Bilbao - Gap es el recordatorio de un descenso infernal, la cruz de Joseba Beloki, retorcido en el asfalto, el galipote blando, ondulante, que le rompe en mil pedazos. Beloki hecho escombros. En esa bajada, Armstrong, el inmutable, el ciclista que todo lo podía hasta que su mundo de cartón piedra quedó al descubierto, trazó una línea maestra, directa al imaginario colectivo. El texano esquivó la caída que crucificó a Beloki campo a través. Aquella secuencia, Armstrong sobre la bicicleta por la campa, recortando una curva, abrochándose a la carretera, sinuosa y siniestra es uno de esos hitos que cincelaron la leyenda del norteamericano. Años después, la verdad sobre su mentira, le tiró del pedestal de la mitología ciclista. La habilidad que le sirvió para fintar una caída no le rescató esta vez.
El Tour, que camina el presente, -con el triunfo de Rubén Plaza tras dejar a sus compañeros de fuga-, e imagina el futuro, -la batalla de los Alpes; el duelo entre Froome y Contador-, tiende a entretenerse ojeando su pasado, honrando a su memoria. Los códigos del Tour. Uno de ellos bizquea revisando sus arcanos. En 2003, el descenso hacia Gap cinceló dos personajes arquetípicos: la gloria de Armstrong y la tortura de Beloki. En esa carretera desalmada, el asfalto caldoso, repleto de verrugas, después de doblar el Col de Manse, se condensó el Tour en la encorajinada bajada. Allí se trasladaron las miradas.
De eso iba el día de ayer. Todos lo sabían. Igual que todos conocen que Peter Sagan y Vincenzo Nibali son dos de los mejores bajadores. Acróbatas. Kamikazes. Les precede su fama, su talento para montar en bicicleta. “Es algo innato. Eres hábil o no”, dice Markel Irizar, que compartió la fuga del día. Sagan, el eslovaco con rostro de Poulidor, -segundo otra vez después de que en Manse se le escurriera Rubén Plaza-, realizó una bajada suicida, inmensamente bella. Su dominio de la bicicleta, su postura, la cabeza por delante del manillar, el cuerpo planchado a su máquina, descubrió la estampa de un bajador excelso. Una maravilla en picado. Halcón peregrino. Nibali, que es un tiburón, nadó con la misma destreza por el ensortijado descenso, tan inquietante como espectacular, tan morboso como seductor. El campeón de Italia atacó antes de alcanzar la cumbre de Manse y se dejó llevar por el impulso. Atrapó un puñado de segundos en meta por su arrojo. El botín del amor propio. Nibali cayó en la tentación en cuanto olisqueó el descenso. Discípulo de Oscar Wilde. Magnífico su rápel por la montaña repleta de aristas. Un trampa para los torpes y los miedosos.
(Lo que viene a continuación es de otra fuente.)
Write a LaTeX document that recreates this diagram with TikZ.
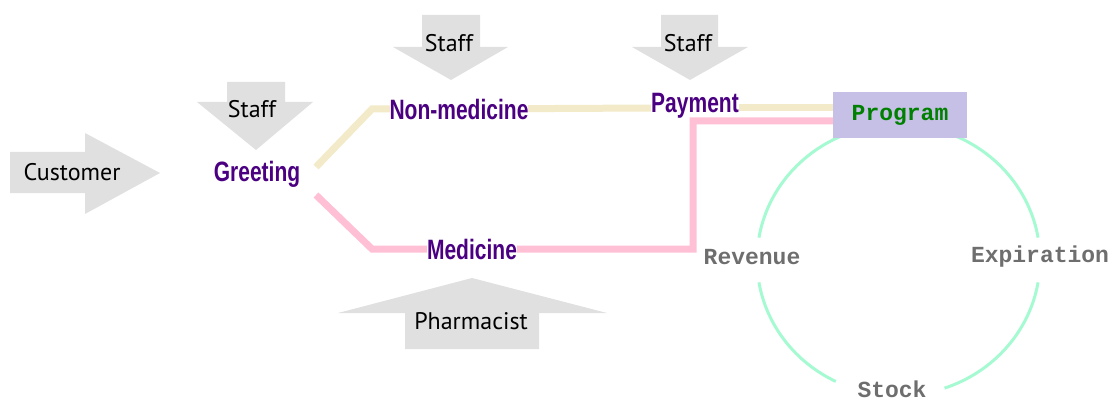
\documentclass[tikz,border=0pt]{standalone}
\usepackage{fontspec}
\setmainfont{PT Sans}
\newfontfamily\stagefont{Liberation Sans}[FakeStretch=0.75]
\newfontfamily\progfont{Liberation Mono}
\usetikzlibrary{backgrounds}
\definecolor{arrowgray}{HTML}{E0E0E0}
\definecolor{stagecol}{HTML}{4B0082}
\definecolor{modgray}{HTML}{6E6E6E}
\definecolor{proggreen}{HTML}{008000}
\definecolor{progfill}{HTML}{C6BFE6}
\definecolor{beige}{HTML}{F2EAC8}
\definecolor{pinkline}{HTML}{FFC0D5}
\definecolor{ringgreen}{HTML}{A6FAD2}

\begin{document}
\begin{tikzpicture}[x=1pt,y=1pt]
	\tikzstyle{every node}+=[inner sep=0pt]
	\tikzstyle{actor}=[font=\fontsize{24}{24}\selectfont, text=black]
	\tikzstyle{stage}=[font=\stagefont\bfseries\fontsize{28}{28}\selectfont, text=stagecol, fill=white]
	\tikzstyle{module}=[font=\progfont\bfseries\fontsize{23}{23}\selectfont, text=modgray]
	\tikzstyle{progbox}=[font=\progfont\bfseries\fontsize{23}{23}\selectfont, text=proggreen, fill=progfill, minimum width=134, minimum height=46]
	\tikzstyle{nonmedline}=[draw=beige, line width=7]
	\tikzstyle{medline}=[draw=pinkline, line width=7]
	\tikzstyle{ring}=[draw=ringgreen, line width=3]
	\useasboundingbox (0,0) rectangle (1119,-401);
	\fill [arrowgray] (10,-152) -- (85,-152) -- (85,-133) -- (160,-173) -- (85,-214) -- (85,-193) -- (10,-193) -- cycle;
	\fill [arrowgray] (227,-82) -- (285,-82) -- (285,-102) -- (313,-102) -- (256,-150) -- (197,-102) -- (227,-102) -- cycle;
	\fill [arrowgray] (422,-15) -- (480,-15) -- (480,-47) -- (508,-47) -- (451,-80) -- (393,-47) -- (422,-47) -- cycle;
	\fill [arrowgray] (661,-15) -- (718,-15) -- (718,-47) -- (748,-47) -- (690,-80) -- (632,-47) -- (661,-47) -- cycle;
	\fill [arrowgray] (405,-349) -- (539,-349) -- (539,-313) -- (607,-313) -- (472,-278) -- (338,-313) -- (405,-313) -- cycle;
	\node [actor] (customer) at (72,-172) {Customer};
	\node [actor] (staffa) at (252,-109) {Staff};
	\node [actor] (staffb) at (449,-43) {Staff};
	\node [actor] (staffc) at (688,-43) {Staff};
	\node [actor] (pharm) at (471,-321) {Pharmacist};
	\node [stage] (greet) at (257,-174) {Greeting};
	\node [stage] (nonmed) at (459,-109) {Non-medicine};
	\node [stage, fill=none] (pay) at (695,-106) {Payment};
	\node [stage] (med) at (472,-249) {Medicine};
	\node [progbox] (prog) at (900,-115) {Program};
	\node [module] (rev) at (752,-257) {Revenue};
	\node [module] (expi) at (1040,-257) {Expiration};
	\node [module] (stock) at (892,-389) {Stock};
	\coordinate (g1) at (316,-167);
	\coordinate (g2) at (316,-195);
	\coordinate (n1) at (372,-109);
	\coordinate (m1) at (372,-249);
	\coordinate (p1) at (693,-249);
	\coordinate (hub) at (898.5,-260);
	\begin{scope}[on background layer]
	\draw [nonmedline] (g1) -- (n1) -- (nonmed.center) -- ([yshift=-2]pay.west);
	\draw [nonmedline] ([yshift=-2]pay.east) -- ([yshift=7]prog.west);
	\draw [medline] (g2) -- (m1) -- (med.center) -- (p1) |- ([yshift=-6]prog.west);
	\draw [ring] ([shift={(112:141.5 and 135.5)}]hub) arc [start angle=112, end angle=170.5, x radius=141.5, y radius=135.5];
	\draw [ring] ([shift={(189.5:141.5 and 135.5)}]hub) arc [start angle=189.5, end angle=243.7, x radius=141.5, y radius=135.5];
	\draw [ring] ([shift={(289:141.5 and 135.5)}]hub) arc [start angle=289, end angle=350.5, x radius=141.5, y radius=135.5];
	\draw [ring] ([shift={(9.5:141.5 and 135.5)}]hub) arc [start angle=9.5, end angle=68, x radius=141.5, y radius=135.5];
	\end{scope}
\end{tikzpicture}
\end{document}
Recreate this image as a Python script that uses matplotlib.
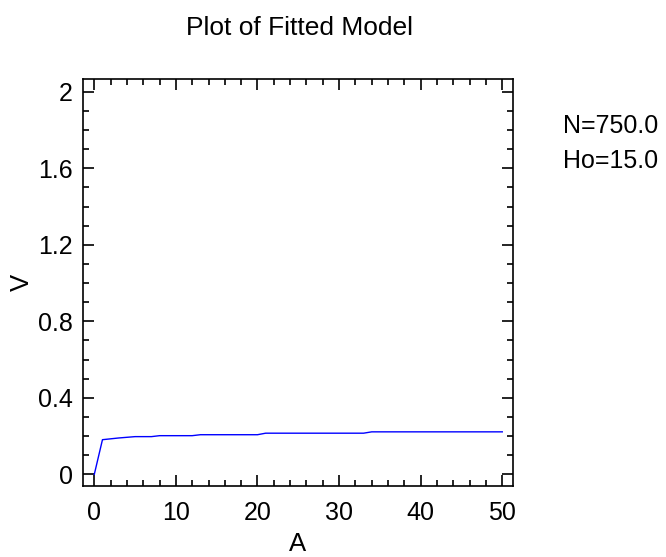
import matplotlib.pyplot as plt
from matplotlib.ticker import MultipleLocator

# fitted curve
A = [0, 1, 3, 5, 7, 8, 12, 13, 20, 21, 33, 34, 50]
V = [0, 0.181, 0.190, 0.197, 0.197, 0.202, 0.202, 0.207, 0.207, 0.215, 0.215, 0.222, 0.222]
params = ['N=750.0', 'Ho=15.0']

plt.rcParams['font.family'] = ['Liberation Sans', 'DejaVu Sans']

fig = plt.figure(figsize=(6.66, 5.57), dpi=100)
ax = fig.add_axes([0.1242, 0.1275, 0.6465, 0.7301])
ax.plot(A, V, color='#0000ff', linewidth=1.0)

ax.set_xlim(-1.42, 51.35)
ax.set_ylim(-0.061, 2.065)
ax.xaxis.set_major_locator(MultipleLocator(10))
ax.xaxis.set_minor_locator(MultipleLocator(2))
ax.yaxis.set_major_locator(MultipleLocator(0.4))
ax.yaxis.set_minor_locator(MultipleLocator(0.1))
ax.yaxis.set_major_formatter(lambda t, pos: f'{round(t, 2):g}')
ax.tick_params(which='both', direction='in', top=True, right=True, labelsize=18, width=1.2)
ax.tick_params(axis='x', which='major', length=8, pad=11)
ax.tick_params(axis='y', which='major', length=8, pad=7)
ax.tick_params(which='minor', length=4)
for s in ax.spines.values():
    s.set_linewidth(1.2)

ax.set_xlabel('A', fontsize=18.5)
ax.xaxis.set_label_coords(0.5, -0.112)
ax.set_ylabel('V', fontsize=18.5, va='center')
ax.yaxis.set_label_coords(-0.142, 0.5)

fig.text(0.4497, 1 - 35 / 557, 'Plot of Fitted Model', fontsize=19, ha='center', va='baseline')
fig.text(563 / 666, 1 - 133.3 / 557, params[0], fontsize=18, ha='left', va='baseline')
fig.text(563 / 666, 1 - 168.3 / 557, params[1], fontsize=18, ha='left', va='baseline')

fig.savefig('out.png', dpi=100)
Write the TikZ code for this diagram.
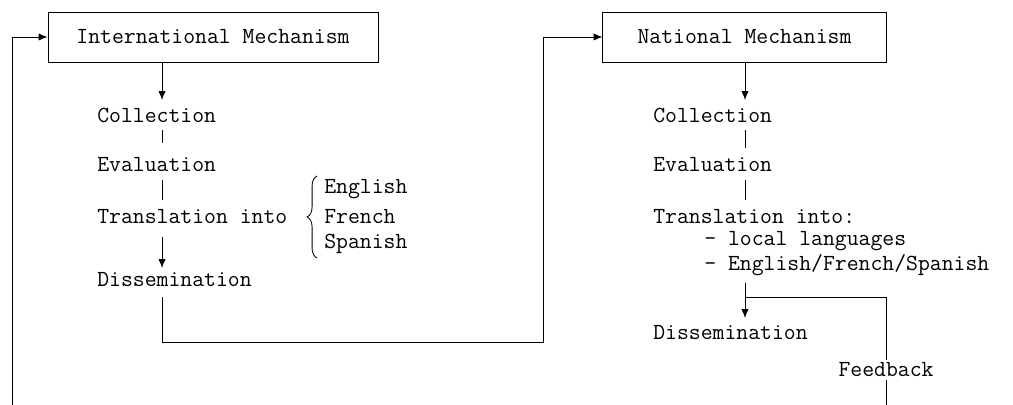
\documentclass[tikz,border=0pt]{standalone}
\usetikzlibrary{arrows.meta,decorations.pathreplacing}
\begin{document}
\begin{tikzpicture}[
    x=0.025cm, y=-0.025cm,
    font=\fontsize{16.4}{20}\selectfont\ttfamily,
    mechbox/.style={rectangle, draw, line width=0.6pt, minimum height=1.25cm, inner sep=0pt},
    steptext/.style={anchor=west, inner sep=0pt},
    myline/.style={line width=0.6pt},
    myarrow/.style={line width=0.6pt, -{Latex[length=2.2mm,width=1.8mm]}},
]
\useasboundingbox (0,0) rectangle (1013,405);

% international side
\node[mechbox, minimum width=8.25cm] (intl) at (213,37) {International Mechanism};
\node[steptext] (icol) at (97,115) {Collection};
\node[steptext] (ieva) at (97,165) {Evaluation};
\node[steptext] (itra) at (97,217) {Translation into};
\node[steptext] (ieng) at (324,189) {English};
\node[steptext] (ifre) at (324,217) {French};
\node[steptext] (ispa) at (324,244) {Spanish};
\node[steptext] (idis) at (97,280) {Dissemination};

% national side
\node[mechbox, minimum width=7.08cm] (natl) at (744.5,37) {National Mechanism};
\node[steptext] (ncol) at (653,115) {Collection};
\node[steptext] (neva) at (653,165) {Evaluation};
\node[steptext] (ntra) at (653,217) {Translation into:};
\node[steptext] (nloc) at (704,241) {- local languages};
\node[steptext] (nefs) at (704,265) {- English/French/Spanish};
\node[steptext] (ndis) at (653,333) {Dissemination};
\node[inner sep=2pt] (fback) at (886,370) {Feedback};

\coordinate (ret) at (12,405);
\coordinate (fend) at (886,405);
\coordinate (fjoin) at (745,297);

% international chain
\draw[myarrow] (intl.south -| 162,0) -- (162,100);
\draw[myline] (162,130) -- (162,143);
\draw[myline] (162,180) -- (162,200);
\draw[myarrow] (162,237) -- (162,268);
\draw[decorate, decoration={brace, amplitude=7pt}, myline] (317,258) -- (317,176);

% link to national
\draw[myarrow] (idis.south -| 162,0) ++(0,10) |- (543,342) |- (natl.west);
\draw[myarrow] (ret) |- (intl.west);

% national chain
\draw[myarrow] (natl.south -| 745,0) -- (745,100);
\draw[myline] (745,130) -- (745,148);
\draw[myline] (745,180) -- (745,200);
\draw[myarrow] (745,283) -- (745,318);

% feedback loop
\draw[myline] (fback.north) |- (fjoin);
\draw[myline] (fback.south) -- (fend);
\end{tikzpicture}
\end{document}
un gran bajada En ese catálogo sobresalía Chris Froome. El líder pálido se quedaba en blanco en los descensos. Lo decía su postura corporal, un robot en cuanto se precipitaba. Nunca le gustaron, tal vez porque su caminar, su estilo, le generaba desasosiego cada vez que la carretera caía en cascada. Froome, alado hacia arriba, se atascaba en los descensos, donde se bloqueaba, tieso, tenso, cuadrado, hierático, por el miedo a caerse. Hasta ayer. Froome pudo con el vértigo, con la pesadilla de una caída. El británico, que también supo manejarse entre los adoquines, otra superficie que le producía sarpullidos, se doctoró con honores en la bajada de Manse. Plegado sobre la silueta de Valverde, que encendió el grupo de favoritos, -nadie perdió el hilo; ni Quintana, ni Van Garderen ni Contador-, Froome descendió con seguridad, soltura y cierta plasticidad. Nunca será Nureyev, pero pertenece al cuerpo de baile. Uno de sus miembros, Geraint Thomas, que corre para ser primera voz del Sky algún día, conoció la leyenda negra del descenso. El galés, próximo a Froome, perdió el control de su bicicleta cuando Barguil, desequilibrado, le chocó con el hombro. Thomas no puedo siluetear la curva y cayó en la cuneta. Descabalgado. Una caída escalofriante que remitía a otros dramas. Milagrosamente, Geraint Thomas, intacto, no era Beloki, despiezado en 2003. Ni Rik Verbrugghe, ensangrentado en 2006. Ambos abandonaron en camilla Gap. El líder, ileso, se fue de una pieza. Froome también sabe bajar.